• **DIRECTIONS**
Word for word, restate every line of the material.

>> start RECORDED INFORMATION

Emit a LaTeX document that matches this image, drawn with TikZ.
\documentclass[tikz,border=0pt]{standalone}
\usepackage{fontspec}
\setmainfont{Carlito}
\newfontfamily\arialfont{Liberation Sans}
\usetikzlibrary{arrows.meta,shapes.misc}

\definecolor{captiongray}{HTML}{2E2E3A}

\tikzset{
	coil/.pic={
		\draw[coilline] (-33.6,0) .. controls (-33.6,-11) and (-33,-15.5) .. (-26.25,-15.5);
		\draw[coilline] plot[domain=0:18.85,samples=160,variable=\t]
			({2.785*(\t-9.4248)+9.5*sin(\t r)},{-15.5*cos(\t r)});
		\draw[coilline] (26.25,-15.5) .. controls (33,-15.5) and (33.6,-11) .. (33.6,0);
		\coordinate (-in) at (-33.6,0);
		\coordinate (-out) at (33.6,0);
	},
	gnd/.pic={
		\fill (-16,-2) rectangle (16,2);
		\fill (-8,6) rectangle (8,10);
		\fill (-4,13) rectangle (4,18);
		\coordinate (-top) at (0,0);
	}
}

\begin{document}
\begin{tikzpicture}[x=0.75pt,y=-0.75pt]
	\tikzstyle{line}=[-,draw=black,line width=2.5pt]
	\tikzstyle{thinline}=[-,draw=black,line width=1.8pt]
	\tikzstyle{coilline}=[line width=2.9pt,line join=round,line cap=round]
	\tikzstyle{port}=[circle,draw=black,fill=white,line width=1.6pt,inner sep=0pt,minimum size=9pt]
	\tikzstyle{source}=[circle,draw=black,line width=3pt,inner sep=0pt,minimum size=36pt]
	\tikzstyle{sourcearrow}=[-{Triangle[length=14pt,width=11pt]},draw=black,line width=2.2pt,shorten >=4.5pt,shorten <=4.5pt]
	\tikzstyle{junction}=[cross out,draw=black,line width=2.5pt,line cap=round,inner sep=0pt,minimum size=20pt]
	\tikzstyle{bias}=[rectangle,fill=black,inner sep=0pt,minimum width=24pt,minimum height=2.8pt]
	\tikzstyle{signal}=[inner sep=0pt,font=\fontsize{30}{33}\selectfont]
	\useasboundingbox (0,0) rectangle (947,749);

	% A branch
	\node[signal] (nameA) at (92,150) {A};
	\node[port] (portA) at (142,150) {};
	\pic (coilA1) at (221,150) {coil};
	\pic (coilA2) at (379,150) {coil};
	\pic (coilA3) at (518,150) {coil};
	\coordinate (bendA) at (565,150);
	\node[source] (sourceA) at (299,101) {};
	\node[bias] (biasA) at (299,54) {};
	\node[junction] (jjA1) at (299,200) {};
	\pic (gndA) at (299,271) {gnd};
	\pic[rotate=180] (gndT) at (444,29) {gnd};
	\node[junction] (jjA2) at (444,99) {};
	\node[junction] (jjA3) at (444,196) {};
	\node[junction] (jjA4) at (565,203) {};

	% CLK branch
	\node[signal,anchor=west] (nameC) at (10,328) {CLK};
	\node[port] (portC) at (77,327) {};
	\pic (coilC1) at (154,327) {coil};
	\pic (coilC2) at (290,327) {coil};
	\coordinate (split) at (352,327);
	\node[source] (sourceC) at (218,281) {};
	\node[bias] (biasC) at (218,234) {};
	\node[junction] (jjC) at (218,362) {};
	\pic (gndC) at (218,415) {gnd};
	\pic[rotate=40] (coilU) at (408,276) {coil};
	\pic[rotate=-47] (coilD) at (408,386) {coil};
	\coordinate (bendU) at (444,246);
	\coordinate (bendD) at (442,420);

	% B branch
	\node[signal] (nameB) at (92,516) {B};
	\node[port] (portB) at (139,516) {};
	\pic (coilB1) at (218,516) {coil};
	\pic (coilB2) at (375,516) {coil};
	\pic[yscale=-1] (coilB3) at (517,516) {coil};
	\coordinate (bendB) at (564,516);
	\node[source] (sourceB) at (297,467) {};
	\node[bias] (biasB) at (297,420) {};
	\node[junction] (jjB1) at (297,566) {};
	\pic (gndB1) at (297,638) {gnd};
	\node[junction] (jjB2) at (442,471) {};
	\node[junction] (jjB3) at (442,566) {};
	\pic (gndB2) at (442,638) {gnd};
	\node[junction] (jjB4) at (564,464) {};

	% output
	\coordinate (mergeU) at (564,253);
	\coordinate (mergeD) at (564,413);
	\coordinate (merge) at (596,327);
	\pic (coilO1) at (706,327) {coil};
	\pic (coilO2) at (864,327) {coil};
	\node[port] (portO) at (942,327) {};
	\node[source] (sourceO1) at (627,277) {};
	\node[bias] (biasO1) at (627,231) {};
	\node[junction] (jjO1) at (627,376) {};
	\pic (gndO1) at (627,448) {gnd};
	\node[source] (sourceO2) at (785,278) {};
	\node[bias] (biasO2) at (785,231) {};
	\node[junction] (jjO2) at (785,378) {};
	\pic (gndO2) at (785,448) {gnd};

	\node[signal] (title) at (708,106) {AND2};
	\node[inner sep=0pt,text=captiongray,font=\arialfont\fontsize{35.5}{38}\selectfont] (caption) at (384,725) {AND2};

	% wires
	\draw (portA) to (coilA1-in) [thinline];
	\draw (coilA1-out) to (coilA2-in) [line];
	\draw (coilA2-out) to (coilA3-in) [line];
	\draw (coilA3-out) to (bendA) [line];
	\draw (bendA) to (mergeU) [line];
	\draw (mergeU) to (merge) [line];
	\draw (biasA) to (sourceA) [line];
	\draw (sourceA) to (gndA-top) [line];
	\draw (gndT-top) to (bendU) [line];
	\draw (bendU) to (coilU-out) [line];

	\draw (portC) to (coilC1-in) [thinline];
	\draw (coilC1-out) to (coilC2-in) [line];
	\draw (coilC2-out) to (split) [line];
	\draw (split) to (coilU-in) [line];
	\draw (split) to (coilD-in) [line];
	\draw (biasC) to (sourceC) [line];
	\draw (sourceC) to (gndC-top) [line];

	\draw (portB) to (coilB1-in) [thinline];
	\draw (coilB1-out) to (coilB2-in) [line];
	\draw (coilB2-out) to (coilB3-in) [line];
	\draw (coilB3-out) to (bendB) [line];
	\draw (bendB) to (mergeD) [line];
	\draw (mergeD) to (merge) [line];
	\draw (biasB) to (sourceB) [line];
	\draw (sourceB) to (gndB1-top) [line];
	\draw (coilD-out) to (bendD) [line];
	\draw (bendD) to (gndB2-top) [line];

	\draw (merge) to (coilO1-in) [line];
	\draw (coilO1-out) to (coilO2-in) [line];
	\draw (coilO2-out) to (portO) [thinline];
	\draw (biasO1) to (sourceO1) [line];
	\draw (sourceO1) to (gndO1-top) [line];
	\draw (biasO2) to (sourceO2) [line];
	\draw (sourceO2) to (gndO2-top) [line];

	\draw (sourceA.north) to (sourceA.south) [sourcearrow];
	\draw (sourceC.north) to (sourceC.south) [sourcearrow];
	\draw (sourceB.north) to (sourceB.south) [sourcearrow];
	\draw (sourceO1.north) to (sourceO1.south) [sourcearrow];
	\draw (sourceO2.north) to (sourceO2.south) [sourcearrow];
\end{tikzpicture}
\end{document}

>> end RECORDED INFORMATION

• **OUTPUT**
Emit a LaTeX document that matches this image, drawn with TikZ.
\documentclass[tikz,border=0pt]{standalone}
\usepackage{fontspec}
\setmainfont{Carlito}
\newfontfamily\arialfont{Liberation Sans}
\usetikzlibrary{arrows.meta,shapes.misc}

\definecolor{captiongray}{HTML}{2E2E3A}

\tikzset{
	coil/.pic={
		\draw[coilline] (-33.6,0) .. controls (-33.6,-11) and (-33,-15.5) .. (-26.25,-15.5);
		\draw[coilline] plot[domain=0:18.85,samples=160,variable=\t]
			({2.785*(\t-9.4248)+9.5*sin(\t r)},{-15.5*cos(\t r)});
		\draw[coilline] (26.25,-15.5) .. controls (33,-15.5) and (33.6,-11) .. (33.6,0);
		\coordinate (-in) at (-33.6,0);
		\coordinate (-out) at (33.6,0);
	},
	gnd/.pic={
		\fill (-16,-2) rectangle (16,2);
		\fill (-8,6) rectangle (8,10);
		\fill (-4,13) rectangle (4,18);
		\coordinate (-top) at (0,0);
	}
}

\begin{document}
\begin{tikzpicture}[x=0.75pt,y=-0.75pt]
	\tikzstyle{line}=[-,draw=black,line width=2.5pt]
	\tikzstyle{thinline}=[-,draw=black,line width=1.8pt]
	\tikzstyle{coilline}=[line width=2.9pt,line join=round,line cap=round]
	\tikzstyle{port}=[circle,draw=black,fill=white,line width=1.6pt,inner sep=0pt,minimum size=9pt]
	\tikzstyle{source}=[circle,draw=black,line width=3pt,inner sep=0pt,minimum size=36pt]
	\tikzstyle{sourcearrow}=[-{Triangle[length=14pt,width=11pt]},draw=black,line width=2.2pt,shorten >=4.5pt,shorten <=4.5pt]
	\tikzstyle{junction}=[cross out,draw=black,line width=2.5pt,line cap=round,inner sep=0pt,minimum size=20pt]
	\tikzstyle{bias}=[rectangle,fill=black,inner sep=0pt,minimum width=24pt,minimum height=2.8pt]
	\tikzstyle{signal}=[inner sep=0pt,font=\fontsize{30}{33}\selectfont]
	\useasboundingbox (0,0) rectangle (947,749);

	% A branch
	\node[signal] (nameA) at (92,150) {A};
	\node[port] (portA) at (142,150) {};
	\pic (coilA1) at (221,150) {coil};
	\pic (coilA2) at (379,150) {coil};
	\pic (coilA3) at (518,150) {coil};
	\coordinate (bendA) at (565,150);
	\node[source] (sourceA) at (299,101) {};
	\node[bias] (biasA) at (299,54) {};
	\node[junction] (jjA1) at (299,200) {};
	\pic (gndA) at (299,271) {gnd};
	\pic[rotate=180] (gndT) at (444,29) {gnd};
	\node[junction] (jjA2) at (444,99) {};
	\node[junction] (jjA3) at (444,196) {};
	\node[junction] (jjA4) at (565,203) {};

	% CLK branch
	\node[signal,anchor=west] (nameC) at (10,328) {CLK};
	\node[port] (portC) at (77,327) {};
	\pic (coilC1) at (154,327) {coil};
	\pic (coilC2) at (290,327) {coil};
	\coordinate (split) at (352,327);
	\node[source] (sourceC) at (218,281) {};
	\node[bias] (biasC) at (218,234) {};
	\node[junction] (jjC) at (218,362) {};
	\pic (gndC) at (218,415) {gnd};
	\pic[rotate=40] (coilU) at (408,276) {coil};
	\pic[rotate=-47] (coilD) at (408,386) {coil};
	\coordinate (bendU) at (444,246);
	\coordinate (bendD) at (442,420);

	% B branch
	\node[signal] (nameB) at (92,516) {B};
	\node[port] (portB) at (139,516) {};
	\pic (coilB1) at (218,516) {coil};
	\pic (coilB2) at (375,516) {coil};
	\pic[yscale=-1] (coilB3) at (517,516) {coil};
	\coordinate (bendB) at (564,516);
	\node[source] (sourceB) at (297,467) {};
	\node[bias] (biasB) at (297,420) {};
	\node[junction] (jjB1) at (297,566) {};
	\pic (gndB1) at (297,638) {gnd};
	\node[junction] (jjB2) at (442,471) {};
	\node[junction] (jjB3) at (442,566) {};
	\pic (gndB2) at (442,638) {gnd};
	\node[junction] (jjB4) at (564,464) {};

	% output
	\coordinate (mergeU) at (564,253);
	\coordinate (mergeD) at (564,413);
	\coordinate (merge) at (596,327);
	\pic (coilO1) at (706,327) {coil};
	\pic (coilO2) at (864,327) {coil};
	\node[port] (portO) at (942,327) {};
	\node[source] (sourceO1) at (627,277) {};
	\node[bias] (biasO1) at (627,231) {};
	\node[junction] (jjO1) at (627,376) {};
	\pic (gndO1) at (627,448) {gnd};
	\node[source] (sourceO2) at (785,278) {};
	\node[bias] (biasO2) at (785,231) {};
	\node[junction] (jjO2) at (785,378) {};
	\pic (gndO2) at (785,448) {gnd};

	\node[signal] (title) at (708,106) {AND2};
	\node[inner sep=0pt,text=captiongray,font=\arialfont\fontsize{35.5}{38}\selectfont] (caption) at (384,725) {AND2};

	% wires
	\draw (portA) to (coilA1-in) [thinline];
	\draw (coilA1-out) to (coilA2-in) [line];
	\draw (coilA2-out) to (coilA3-in) [line];
	\draw (coilA3-out) to (bendA) [line];
	\draw (bendA) to (mergeU) [line];
	\draw (mergeU) to (merge) [line];
	\draw (biasA) to (sourceA) [line];
	\draw (sourceA) to (gndA-top) [line];
	\draw (gndT-top) to (bendU) [line];
	\draw (bendU) to (coilU-out) [line];

	\draw (portC) to (coilC1-in) [thinline];
	\draw (coilC1-out) to (coilC2-in) [line];
	\draw (coilC2-out) to (split) [line];
	\draw (split) to (coilU-in) [line];
	\draw (split) to (coilD-in) [line];
	\draw (biasC) to (sourceC) [line];
	\draw (sourceC) to (gndC-top) [line];

	\draw (portB) to (coilB1-in) [thinline];
	\draw (coilB1-out) to (coilB2-in) [line];
	\draw (coilB2-out) to (coilB3-in) [line];
	\draw (coilB3-out) to (bendB) [line];
	\draw (bendB) to (mergeD) [line];
	\draw (mergeD) to (merge) [line];
	\draw (biasB) to (sourceB) [line];
	\draw (sourceB) to (gndB1-top) [line];
	\draw (coilD-out) to (bendD) [line];
	\draw (bendD) to (gndB2-top) [line];

	\draw (merge) to (coilO1-in) [line];
	\draw (coilO1-out) to (coilO2-in) [line];
	\draw (coilO2-out) to (portO) [thinline];
	\draw (biasO1) to (sourceO1) [line];
	\draw (sourceO1) to (gndO1-top) [line];
	\draw (biasO2) to (sourceO2) [line];
	\draw (sourceO2) to (gndO2-top) [line];

	\draw (sourceA.north) to (sourceA.south) [sourcearrow];
	\draw (sourceC.north) to (sourceC.south) [sourcearrow];
	\draw (sourceB.north) to (sourceB.south) [sourcearrow];
	\draw (sourceO1.north) to (sourceO1.south) [sourcearrow];
	\draw (sourceO2.north) to (sourceO2.south) [sourcearrow];
\end{tikzpicture}
\end{document}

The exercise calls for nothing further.